Querría destacar además dos piezas estrictamente conceptuales con dignidad de poema visual. Stefan Brüggemann (Ciudad de México, 1975) une texto y pintura de aluminio para esbozar una imagen de la memoria que es a la vez espejo que sorprende, al reflejar huellas de lo ya olvidado, y a la vez tablero donde sólo hay escritos fragmentos. También Daniel Canogar (Madrid, 1964), con un desmembrado teclado de ordenador, evoca la memoria aunque con un peso mayor del cuerpo que pulsó las teclas.

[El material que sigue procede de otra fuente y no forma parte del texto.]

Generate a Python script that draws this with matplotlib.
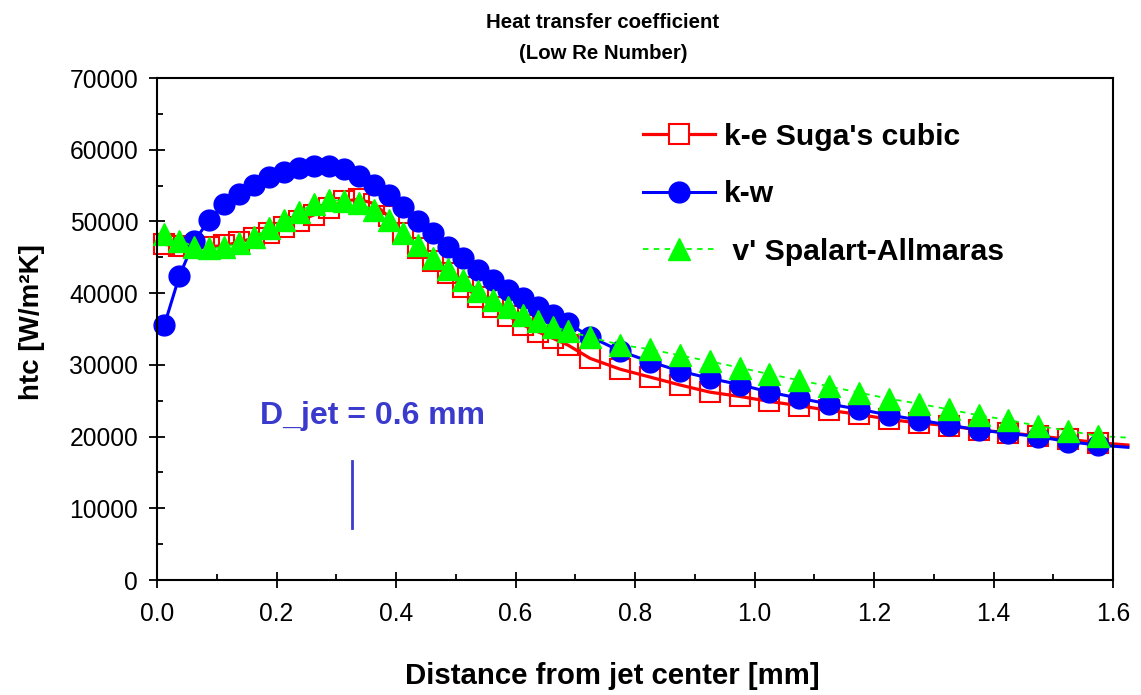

Termino citando tres fotografías, distintas entre sí, pero análogas en interés. La de Ángeles Agrela (Jaén, 1966), Camuflaje, juega con el color del jardín que absorbe y oculta el de la figura: un cuerpo embutido, casi por completo, en un extraño vestido verde. La obra une color, rasgos pictóricos y una idea, hace tiempo cultivada por la autora: la cercanía entre el traje y la escultura. Claudia Terstappen (Alemania, 1959), en Centros de poder, construye un campo de fuerzas con ecos mitológicos que conecta bien con el apasionado reitial que recoge la gran fotografía de Cristina García-Rodero (Puertollano, 1949). La muestra requiere tiempo, pero merece la pena dedicárselo.